Gambling
Theory

 

October 13-16, 2004
University of Western Ontario

For information please email
masberg@uwo.ca

Gambling Theory

The Centre for the Study of Theory and Criticism at the University of Western
Ontario organizes, every five years, a major international conference dedicated
to an overarching topic which brings together the research interests of
scholars of critical theory from around the world. Proceedings of previous
conferences (“Theory between the Disciplines” (1988), “The Human Sciences in
the Age of Theory” (1993) and “The Histories of Theory’” (1998)) have now
appeared in book form. “Gambling Theory,” which will take place with a one-year
delay, will include more than 70 invited and selected papers by faculty and
graduate students.

The overarching theme of this year’s conference focuses on contemporary and past
theory as species of risk-taking, or gambling. Defined as “to stake something
of value on the outcome of an uncertain contingency,” gambling is understood –
in theory – as risk-taking necessary to the survival and renewal of theoretical
thought. After the “age of high theory” that has dominated and somewhat shaken
the most innovative quarters of North American academia during the 1980s, the
last decade and a half has witnessed a retrenchment of theoretical reflection.
This has occurred alongside what emerged as trendy directions in humanities and
social sciences research: subaltern studies, postcolonial studies, various
sorts of feminist research, cultural studies, combinations of psychoanalysis,
film and media studies, etc.
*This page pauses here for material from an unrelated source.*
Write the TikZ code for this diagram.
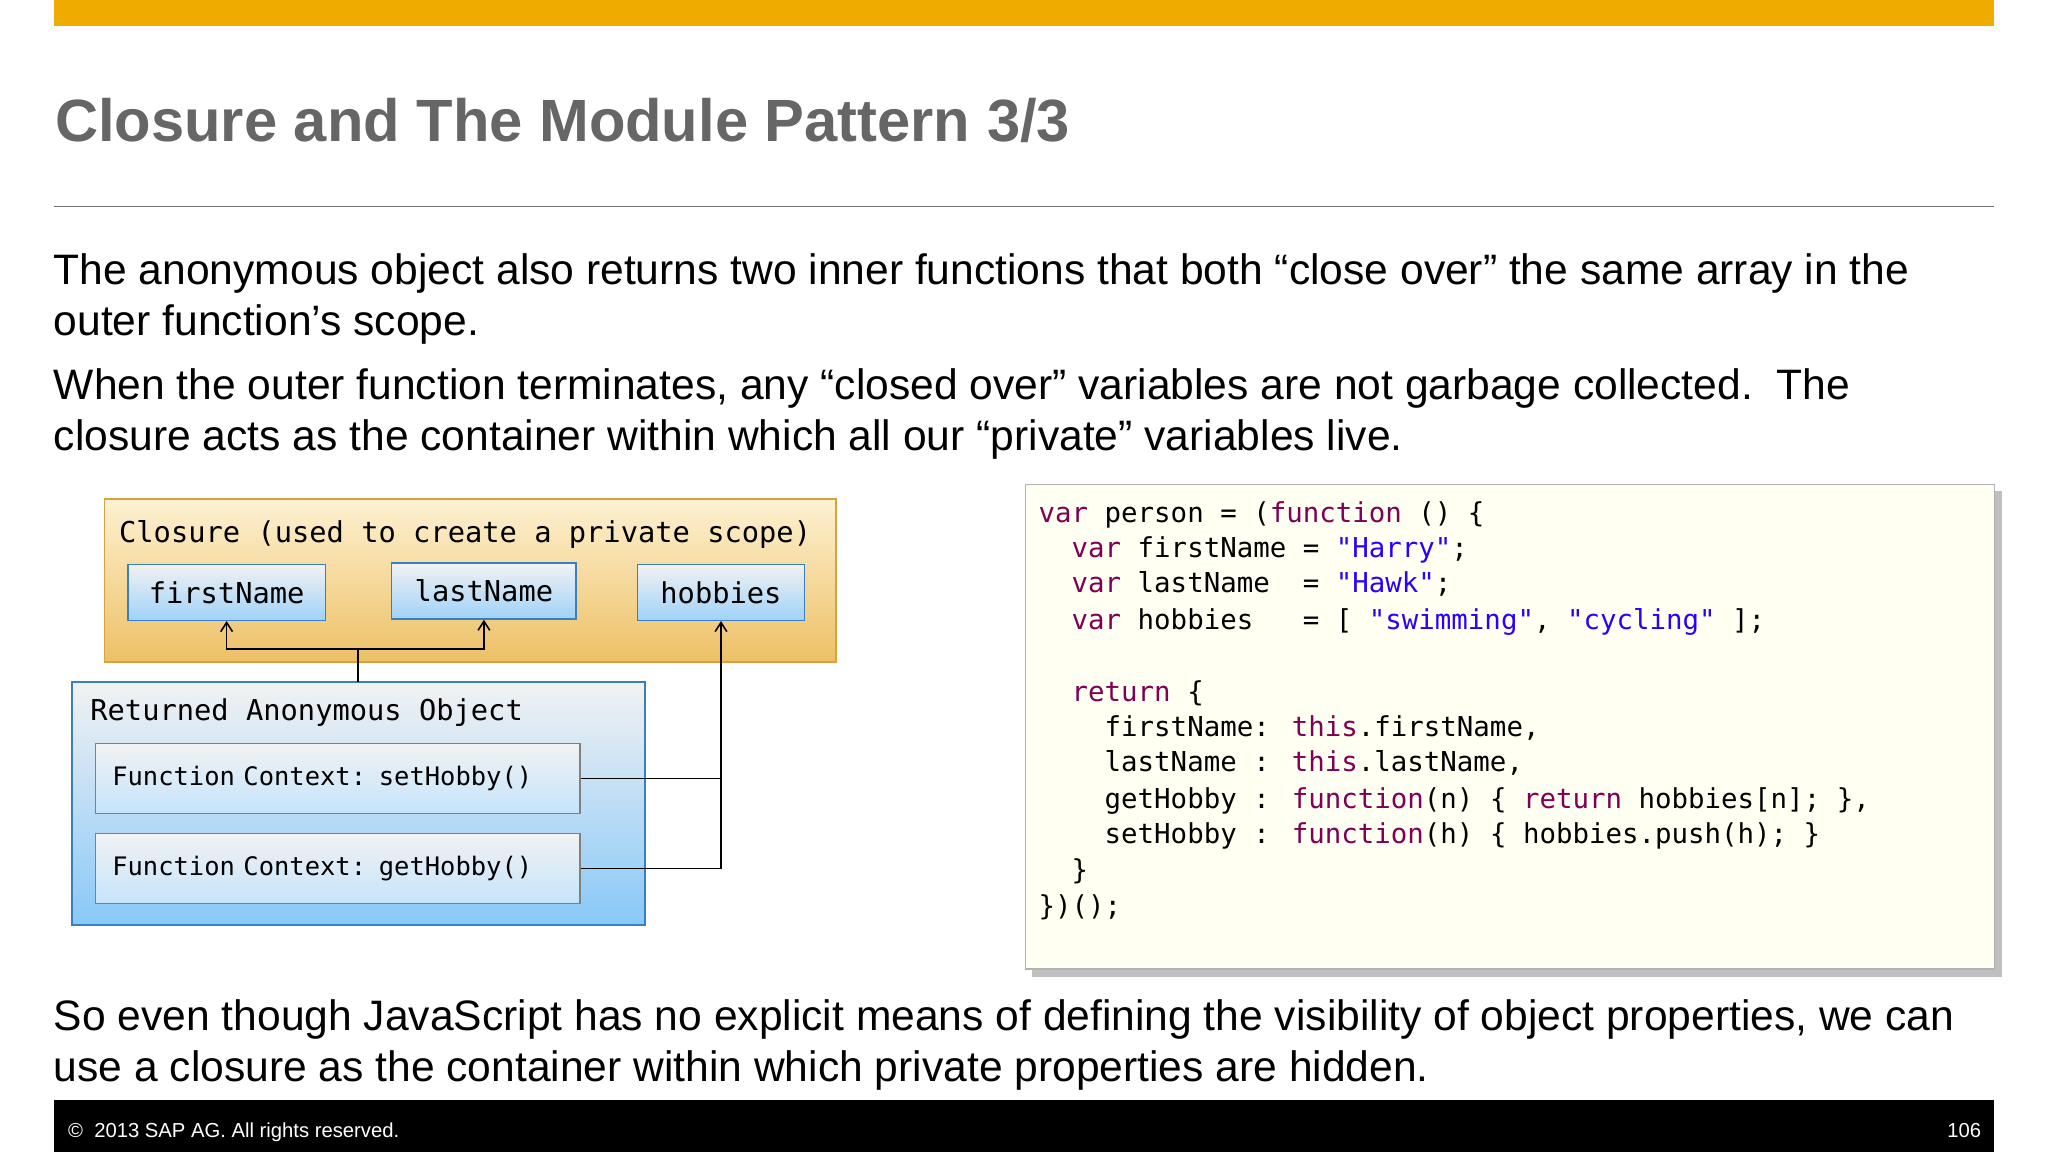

Because a significant part of the research done in
these areas came quickly to display the desire to occupy a position in the
existing organization of knowledge, the academic establishment’s lack of
consistent theorizing was reinforced.

“Gambling theory” is designed to addresses the issue of “risk reduction” in the
establishment of research directions, while encouraging advanced theorizing and
allowing for a wide range of more discipline based approaches to ‘gambling.’ It
invites scholars of the humanities and the social sciences to reflect on topics
such as risk and risk management, the tackling of conceptual and pragmatic
crises, the relationships between chance and prediction, game theory, social,
psychological, economic and historical aspects of gambling, the representation
of gambling in literature and the arts, to name only some.